SOURCE MATERIAL:
———

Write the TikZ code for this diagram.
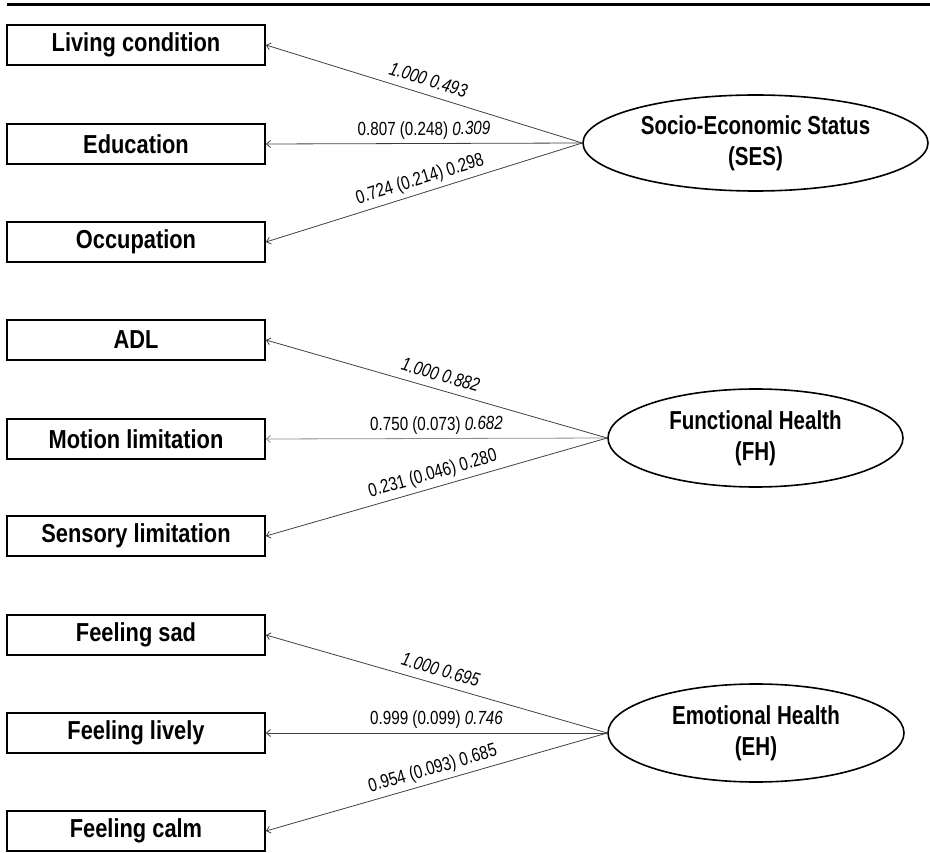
\documentclass[tikz,border=0pt]{standalone}
\usepackage{fontspec}
\setmainfont{Liberation Sans}
\newfontfamily\boxfont[FakeStretch=0.84]{Liberation Sans}
\newfontfamily\ellfont[FakeStretch=0.79]{Liberation Sans}
\newfontfamily\labfont[FakeStretch=0.8]{Liberation Sans}
\usetikzlibrary{shapes.geometric,arrows.meta}
\begin{document}
\begin{tikzpicture}[x=1pt,y=-1pt,
  obsbox/.style={draw, line width=1.8pt, minimum width=258pt, minimum height=40pt, inner sep=0pt,
    font=\boxfont\bfseries\fontsize{26}{30}\selectfont},
  latent/.style={ellipse, draw, line width=1.6pt, inner sep=0pt, align=center,
    font=\ellfont\bfseries\fontsize{26}{31}\selectfont},
  loadarrow/.style={draw=black!75, line width=0.8pt, -{Straight Barb[length=4pt,width=7pt]}},
  lab/.style={above=2pt, sloped, inner sep=2pt, text depth=4pt,
    font=\labfont\fontsize{19}{22}\selectfont}
]
\useasboundingbox (0,0) rectangle (930,853);
\draw[line width=3pt] (7,5) -- (930,5);

% observed indicators
\node[obsbox] (lc)  at (136,45)  {Living condition};
\node[obsbox] (ed)  at (136,144) {Education};
\node[obsbox] (oc)  at (136,242) {Occupation};
\node[obsbox] (adl) at (136,340) {ADL};
\node[obsbox] (ml)  at (136,439) {Motion limitation};
\node[obsbox] (sl)  at (136,536) {Sensory limitation};
\node[obsbox] (fs)  at (136,635) {Feeling sad};
\node[obsbox] (fl)  at (136,733) {Feeling lively};
\node[obsbox] (fc)  at (136,831) {Feeling calm};

% latent variables
\node[latent, minimum width=345pt, minimum height=96pt] (ses) at (755.5,143) {Socio-Economic Status\\(SES)};
\node[latent, minimum width=295pt, minimum height=98pt] (fh)  at (755.5,438) {Functional Health\\(FH)};
\node[latent, minimum width=296pt, minimum height=98pt] (eh)  at (756,733) {Emotional Health\\(EH)};

% loadings
\draw[loadarrow] (ses.west) -- node[lab]{\itshape 1.000 0.493} (lc.east);
\draw[loadarrow] (ses.west) -- node[lab]{0.807 (0.248) \textit{0.309}} (ed.east);
\draw[loadarrow] (ses.west) -- node[lab]{0.724 (0.214) 0.298} (oc.east);

\draw[loadarrow] (fh.west) -- node[lab]{\itshape 1.000 0.882} (adl.east);
\draw[loadarrow, draw=black!45] (fh.west) -- node[lab]{0.750 (0.073) \textit{0.682}} (ml.east);
\draw[loadarrow] (fh.west) -- node[lab]{0.231 (0.046) 0.280} (sl.east);

\draw[loadarrow] (eh.west) -- node[lab]{\itshape 1.000 0.695} (fs.east);
\draw[loadarrow] (eh.west) -- node[lab]{0.999 (0.099) \textit{0.746}} (fl.east);
\draw[loadarrow] (eh.west) -- node[lab]{0.954 (0.093) 0.685} (fc.east);
\end{tikzpicture}
\end{document}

———

Reproduce only the lines from the beginning of the data through the line that contains "(7,5) -- (930,5);", both included, and please drop the pictures.

Write the TikZ code for this diagram.
\documentclass[tikz,border=0pt]{standalone}
\usepackage{fontspec}
\setmainfont{Liberation Sans}
\newfontfamily\boxfont[FakeStretch=0.84]{Liberation Sans}
\newfontfamily\ellfont[FakeStretch=0.79]{Liberation Sans}
\newfontfamily\labfont[FakeStretch=0.8]{Liberation Sans}
\usetikzlibrary{shapes.geometric,arrows.meta}
\begin{document}
\begin{tikzpicture}[x=1pt,y=-1pt,
  obsbox/.style={draw, line width=1.8pt, minimum width=258pt, minimum height=40pt, inner sep=0pt,
    font=\boxfont\bfseries\fontsize{26}{30}\selectfont},
  latent/.style={ellipse, draw, line width=1.6pt, inner sep=0pt, align=center,
    font=\ellfont\bfseries\fontsize{26}{31}\selectfont},
  loadarrow/.style={draw=black!75, line width=0.8pt, -{Straight Barb[length=4pt,width=7pt]}},
  lab/.style={above=2pt, sloped, inner sep=2pt, text depth=4pt,
    font=\labfont\fontsize{19}{22}\selectfont}
]
\useasboundingbox (0,0) rectangle (930,853);
\draw[line width=3pt] (7,5) -- (930,5);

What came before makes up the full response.